The interface is not the interesting part on its own, and neither is any single agent. The interesting part is what happens when all three pieces, the command centre, the structured data, and the agents that act on it, are working together as one system. That is where deal work is heading, and the firms that build toward it now will not just be doing the same work faster. They will be doing a different kind of work altogether.
Frequently asked questions
- What is AI orchestration?
- AI orchestration is an operating model built on one command interface that directs everything, backed by structured repositories of information and agents that take real actions across your existing tools. Instead of logging into email, a CRM, a document store, and a deal platform separately, you work from one place and the systems talk to each other through the agents, not through you clicking between tabs.
- How is orchestration different from automation?
- Automation runs a fixed sequence of steps you defined in advance for a specific task.

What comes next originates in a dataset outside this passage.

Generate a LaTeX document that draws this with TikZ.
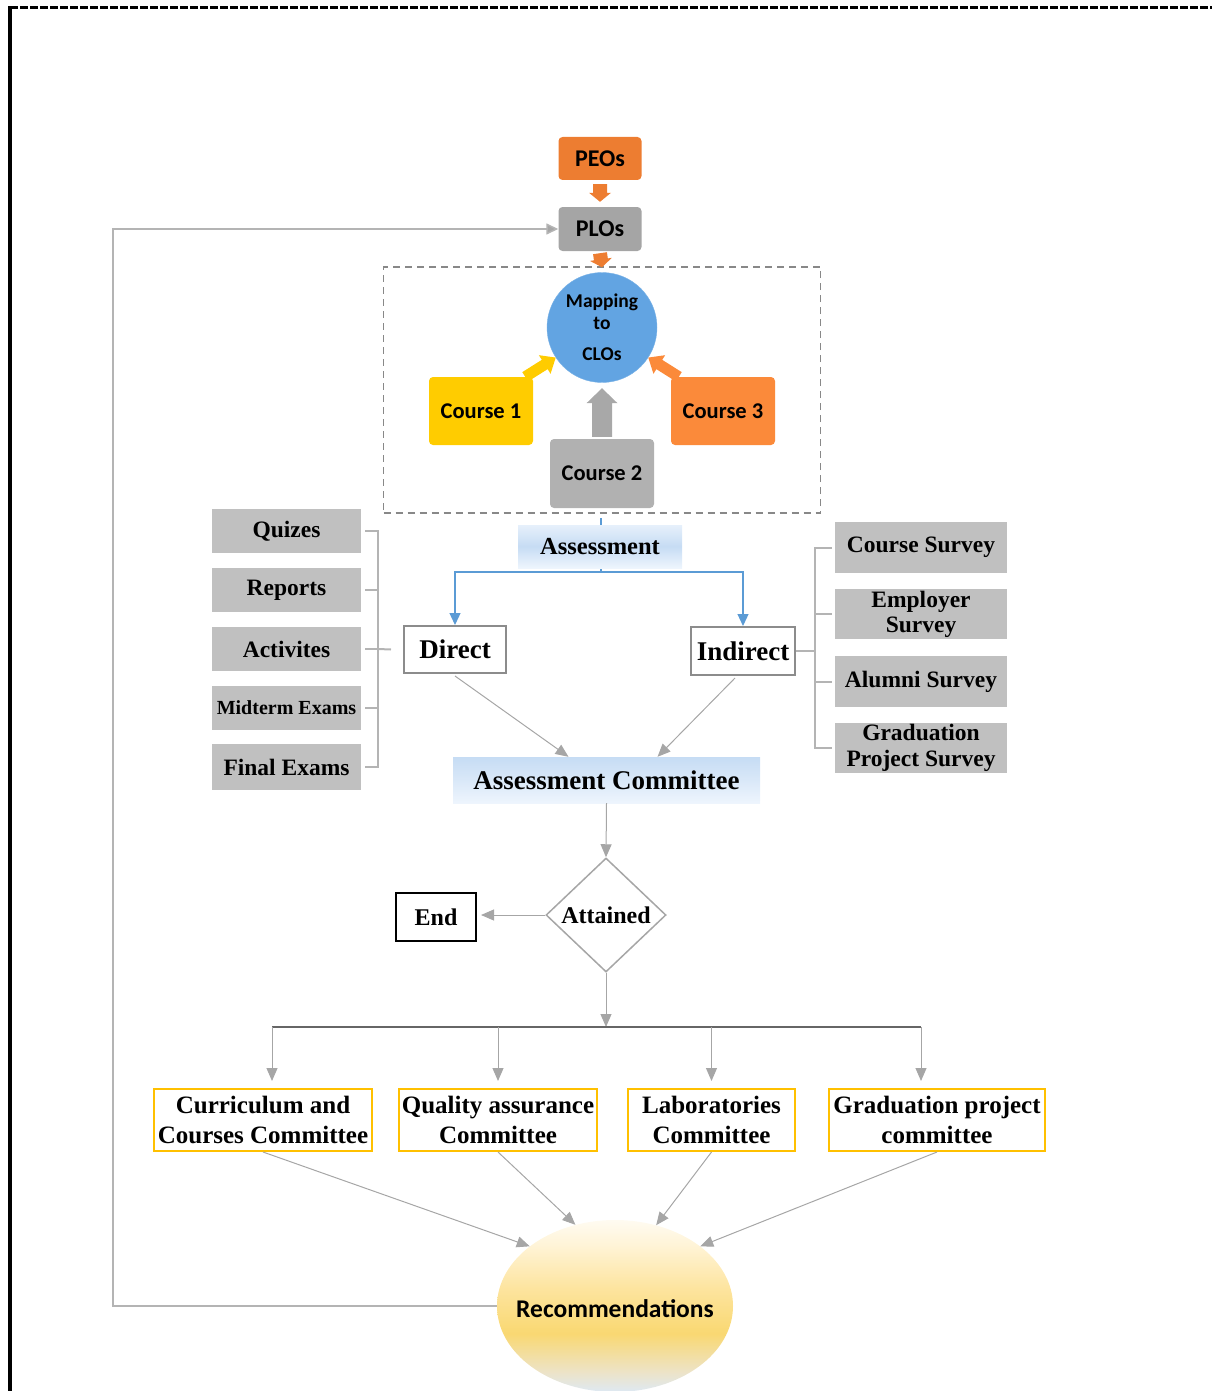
\documentclass[tikz,border=0pt]{standalone}
\usepackage{fontspec}
\setmainfont{Liberation Serif}
\newfontfamily\calfont{Carlito}
\usetikzlibrary{arrows.meta,calc,shapes.geometric}

\definecolor{peoorange}{HTML}{ED7D31}
\definecolor{plogray}{HTML}{A5A5A5}
\definecolor{mapblue}{HTML}{62A4E2}
\definecolor{cyellow}{HTML}{FFCC00}
\definecolor{corange}{HTML}{FB8A3A}
\definecolor{cgray}{HTML}{B1B1B1}
\definecolor{itemgray}{HTML}{C0C0C0}
\definecolor{brkgray}{HTML}{B4B4B4}
\definecolor{linkgray}{HTML}{A6A6A6}
\definecolor{flowblue}{HTML}{5B9BD5}
\definecolor{comyellow}{HTML}{FFC000}
\definecolor{boxedge}{HTML}{8C8C8C}
\definecolor{dashgray}{HTML}{888888}
\definecolor{bandtop}{HTML}{E6F0FB}
\definecolor{bandmid}{HTML}{C6DCF4}
\definecolor{bandlow}{HTML}{EEF5FD}
\definecolor{recblue}{HTML}{DEE9F3}
\definecolor{recbeige}{HTML}{EDE3C6}
\definecolor{recyellow}{HTML}{F9D872}
\definecolor{reclight}{HTML}{FDE49E}
\definecolor{reccream}{HTML}{FFF4D8}
\definecolor{recwhite}{HTML}{FFFBF1}

\pgfdeclareverticalshading{recshade}{100bp}{color(0bp)=(recblue); color(25bp)=(recblue); color(31bp)=(recbeige); color(42bp)=(recyellow); color(55bp)=(reclight); color(68bp)=(reccream); color(75bp)=(recwhite); color(100bp)=(recwhite)}

% block arrow: from, to, shaft half width, head half width, head length, colour
\newcommand\blkarrow[6]{%
  \coordinate (hb) at ($(#2)!#5pt!(#1)$);
  \fill[#6] ($(#1)!#3pt!90:(#2)$) -- ($(hb)!#3pt!90:(#2)$) -- ($(hb)!#4pt!90:(#2)$)
    -- (#2) -- ($(hb)!#4pt!-90:(#2)$) -- ($(hb)!#3pt!-90:(#2)$)
    -- ($(#1)!#3pt!-90:(#2)$) -- cycle;}

\tikzset{
  sansbox/.style={rounded corners=4pt, inner sep=0pt, align=center,
    font=\calfont\bfseries\fontsize{22.5}{24}\selectfont},
  item/.style={fill=itemgray, minimum width=149pt, minimum height=44pt, inner sep=0pt,
    align=center, font=\bfseries\fontsize{23.5}{25}\selectfont},
  survey/.style={fill=itemgray, minimum width=172pt, minimum height=50pt, inner sep=0pt,
    align=center, font=\bfseries\fontsize{23.5}{25}\selectfont},
  plainbox/.style={draw=boxedge, line width=2pt, fill=white, inner sep=0pt,
    font=\bfseries\fontsize{27}{29}\selectfont},
  band/.style={top color=bandtop, bottom color=bandlow, middle color=bandmid, inner sep=0pt},
  comm/.style={draw=comyellow, line width=2pt, fill=white, inner sep=0pt, minimum height=62pt,
    align=center, font=\bfseries\fontsize{25}{30}\selectfont},
  link/.style={draw=linkgray, line width=1pt, -{Triangle[length=13pt,width=11pt]}},
  bluelink/.style={draw=flowblue, line width=1.2pt, -{Triangle[length=12pt,width=11pt]}},
  brk/.style={draw=brkgray, line width=2pt},
}

\begin{document}
\begin{tikzpicture}[x=1pt,y=-1pt]
\useasboundingbox (0,0) rectangle (1212,1391);

% page frame
\draw[line width=3pt, dash pattern=on 8pt off 2pt] (10,8) -- (1212,8);
\draw[line width=4pt] (10,6.5) -- (10,1391);

% objectives
\node[sansbox, fill=peoorange, minimum width=83pt, minimum height=43pt,
  font=\calfont\bfseries\fontsize{24}{26}\selectfont] (peos) at (600,158.5) {PEOs};
\node[sansbox, fill=plogray, minimum width=83pt, minimum height=44pt,
  font=\calfont\bfseries\fontsize{24}{26}\selectfont] (plos) at (600,229) {PLOs};

% course mapping group
\node[draw=dashgray, line width=1.5pt, dash pattern=on 7pt off 5pt, minimum width=437pt,
  minimum height=246pt, inner sep=0pt] (clobox) at (602,390) {};
\node[circle, fill=mapblue, draw=mapblue!85!white, minimum size=110pt, inner sep=0pt, align=center,
  font=\calfont\bfseries\fontsize{19.5}{22}\selectfont] (map) at (602,327.5) {Mapping\\to\\[9pt]CLOs};
\node[sansbox, fill=cyellow, minimum width=104pt, minimum height=68pt] (c1) at (481,411) {Course 1};
\node[sansbox, fill=corange, minimum width=104pt, minimum height=68pt] (c3) at (723,411) {Course 3};
\node[sansbox, fill=cgray, minimum width=104pt, minimum height=69pt] (c2) at (602,473.5) {Course 2};

\coordinate (pa1) at ($(peos.south)+(0,4)$);
\coordinate (pa2) at ($(plos.north)+(0,-5)$);
\blkarrow{pa1}{pa2}{7}{11}{9}{peoorange}
\coordinate (pb1) at ($(plos.south)+(0,2)$);
\coordinate (pb2) at ($(map.north)+(0,-5)$);
\blkarrow{pb1}{pb2}{7}{11}{8}{peoorange}
\coordinate (ca1) at ($(c2.north)+(0,-2)$);
\coordinate (ca2) at ($(map.south)+(0,5.5)$);
\blkarrow{ca1}{ca2}{10}{15.5}{15}{cgray!95!black}
\coordinate (ya1) at ($(c1.north east)+(-8,0)$);
\blkarrow{ya1}{map.213}{5.5}{11}{13}{cyellow}
\coordinate (oa1) at ($(c3.north west)+(8,0)$);
\blkarrow{oa1}{map.-33}{5.5}{11}{13}{corange}

% assessment split
\node[plainbox, minimum width=102pt, minimum height=47pt] (direct) at (455,649.5) {Direct};
\node[plainbox, minimum width=104pt, minimum height=48pt] (indirect) at (743,651) {Indirect};
\coordinate (atop) at (601,518);
\coordinate (split) at (601,572);
\draw[flowblue, line width=1.2pt] (atop) -- (split);
\draw[bluelink] (split) -| (direct.north);
\draw[bluelink] (split) -| (indirect.north);
\node[band, minimum width=164pt, minimum height=43pt,
  font=\bfseries\fontsize{24.5}{26}\selectfont] (assess) at (600,546.5) {Assessment};

% direct measures
\node[item] (quiz) at (286.5,531) {Quizes};
\node[item] (rep) at (286.5,590) {Reports};
\node[item] (act) at (286.5,649) {Activites};
\node[item, font=\bfseries\fontsize{20}{22}\selectfont] (mid) at (286.5,708) {Midterm Exams};
\node[item, minimum height=46pt] (fin) at (286.5,767) {Final Exams};
\draw[brk] ($(quiz.east)+(4,0)$) -| ($(fin.east)+(17,0)$) -- ($(fin.east)+(4,0)$);
\foreach \n in {rep,act,mid} \draw[brk] ($(\n.east)+(4,0)$) -- +(13,0);
\draw[brk] ($(act.east)+(17,0)$) -- ($(direct.west)+(-12,0)$);

% indirect measures
\node[survey, minimum height=51pt] (cs) at (921,547.5) {Course Survey};
\node[survey, font=\bfseries\fontsize{23.5}{25}\selectfont] (emp) at (921,614) {Employer\\Survey};
\node[survey, minimum height=51pt] (alu) at (921,681.5) {Alumni Survey};
\node[survey, font=\bfseries\fontsize{23.5}{26}\selectfont] (grad) at (921,748) {Graduation\\Project Survey};
\draw[brk] ($(cs.west)+(-3,0)$) -| ($(grad.west)+(-20,0)$) -- ($(grad.west)+(-3,0)$);
\foreach \n in {emp,alu} \draw[brk] ($(\n.west)+(-3,0)$) -- +(-17,0);
\draw[brk] (indirect.east) -- ($(indirect.east -| cs.west)+(-20,0)$);

% committee and decision
\node[band, top color=bandmid, bottom color=bandlow, middle color=bandtop!60!bandmid,
  minimum width=307pt, minimum height=46pt,
  font=\bfseries\fontsize{27}{29}\selectfont] (ac) at (606.5,780) {Assessment Committee};
\draw[link] ($(direct.south)+(0,2)$) -- ($(ac.north)+(-38,0)$);
\draw[link] ($(indirect.south)+(-8,2)$) -- ($(ac.north)+(51,0)$);

\node[diamond, draw=linkgray, line width=1.5pt, fill=white, minimum width=120pt, minimum height=114pt,
  inner sep=0pt, font=\bfseries\fontsize{24}{26}\selectfont] (att) at (606,915) {Attained};
\node[draw=black, line width=2pt, minimum width=80pt, minimum height=48pt, inner sep=0pt,
  font=\bfseries\fontsize{24}{26}\selectfont] (end) at (436,917) {End};
\draw[link] (ac.south) -- (att.north);
\draw[link, shorten >=4pt] (att.west) -- (att.west -| end.east);

% committees
\node[comm, minimum width=218pt] (cc) at (263,1120) {Curriculum and\\Courses Committee};
\node[comm, minimum width=198pt] (qa) at (498,1120) {Quality assurance\\Committee};
\node[comm, minimum width=167pt] (lab) at (711.5,1120) {Laboratories\\Committee};
\node[comm, minimum width=216pt] (gp) at (937,1120) {Graduation project\\committee};

\coordinate (bus) at (606,1027);
\coordinate (busl) at (272,1027);
\coordinate (busr) at (921,1027);
\draw[link] (att.south) -- (bus);
\draw[draw=black!60, line width=1.2pt] (busl) -- (busr);
\draw[link, shorten >=7pt] (busl) -- (busl |- cc.north);
\draw[link, shorten >=7pt] (qa.north |- bus) -- (qa.north);
\draw[link, shorten >=7pt] (lab.north |- bus) -- (lab.north);
\draw[link, shorten >=7pt] (busr) -- (busr |- gp.north);

% recommendations and feedback
\node[ellipse, shading=recshade, minimum width=236pt, minimum height=172pt, inner sep=0pt,
  label={[font=\calfont\bfseries\fontsize{25.5}{28}\selectfont, inner sep=0pt, yshift=-3pt]center:Recommendations}]
  (rec) at (615,1306) {};
\draw[link] (cc.south) -- (rec.145);
\draw[link] (qa.south) -- (rec.116);
\draw[link] (lab.south) -- (rec.63);
\draw[link] (gp.south) -- (rec.35);

\coordinate (fbc) at (113,229);
\draw[draw=brkgray, line width=1.5pt, -{Triangle[length=12pt,width=11pt,fill=linkgray]}]
  (rec.west) -| (fbc) -- (plos.west);
\end{tikzpicture}
\end{document}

Orchestration is a standing operating model: a central interface, a structured data layer, and agents that can be directed at whatever comes up next, not just the one workflow you scripted.
- What are the three parts of the orchestration model?
- Central orchestration, repositories of information, and agents that execute. Central orchestration is the single interface where you direct work. Repositories are your structured, organised data sources the AI can reliably pull from. Agents are what actually take the action, updating records, pulling data, drafting and sending output.
- Why does orchestration lower the barrier to AI adoption?
- Because the biggest reason new technology stalls is that teams feel they have to learn a new platform or migrate all their data before they can use it. Orchestration removes that requirement. Agents operate your existing tools on your behalf, so you keep your CRM, your file store, and your model templates, and the agents do the work of moving between them.
- Do you have to replace your existing software to adopt this model?
- No. The point of orchestration is that it sits above your existing tools rather than requiring you to rip them out. Your CRM, your document store, your model templates all stay in place. What changes is that agents now operate those tools for you, directed from one interface, instead of you operating each one by hand.
- What's the risk of orchestrating on top of messy data?
- An agent directed through a clean interface is still only as good as what it can reliably pull. If your repositories are disorganised, with dozens of versions of every file and no agreed source of truth, orchestration just automates the guessing faster. The repositories have to be structured before the agents on top of them are worth trusting.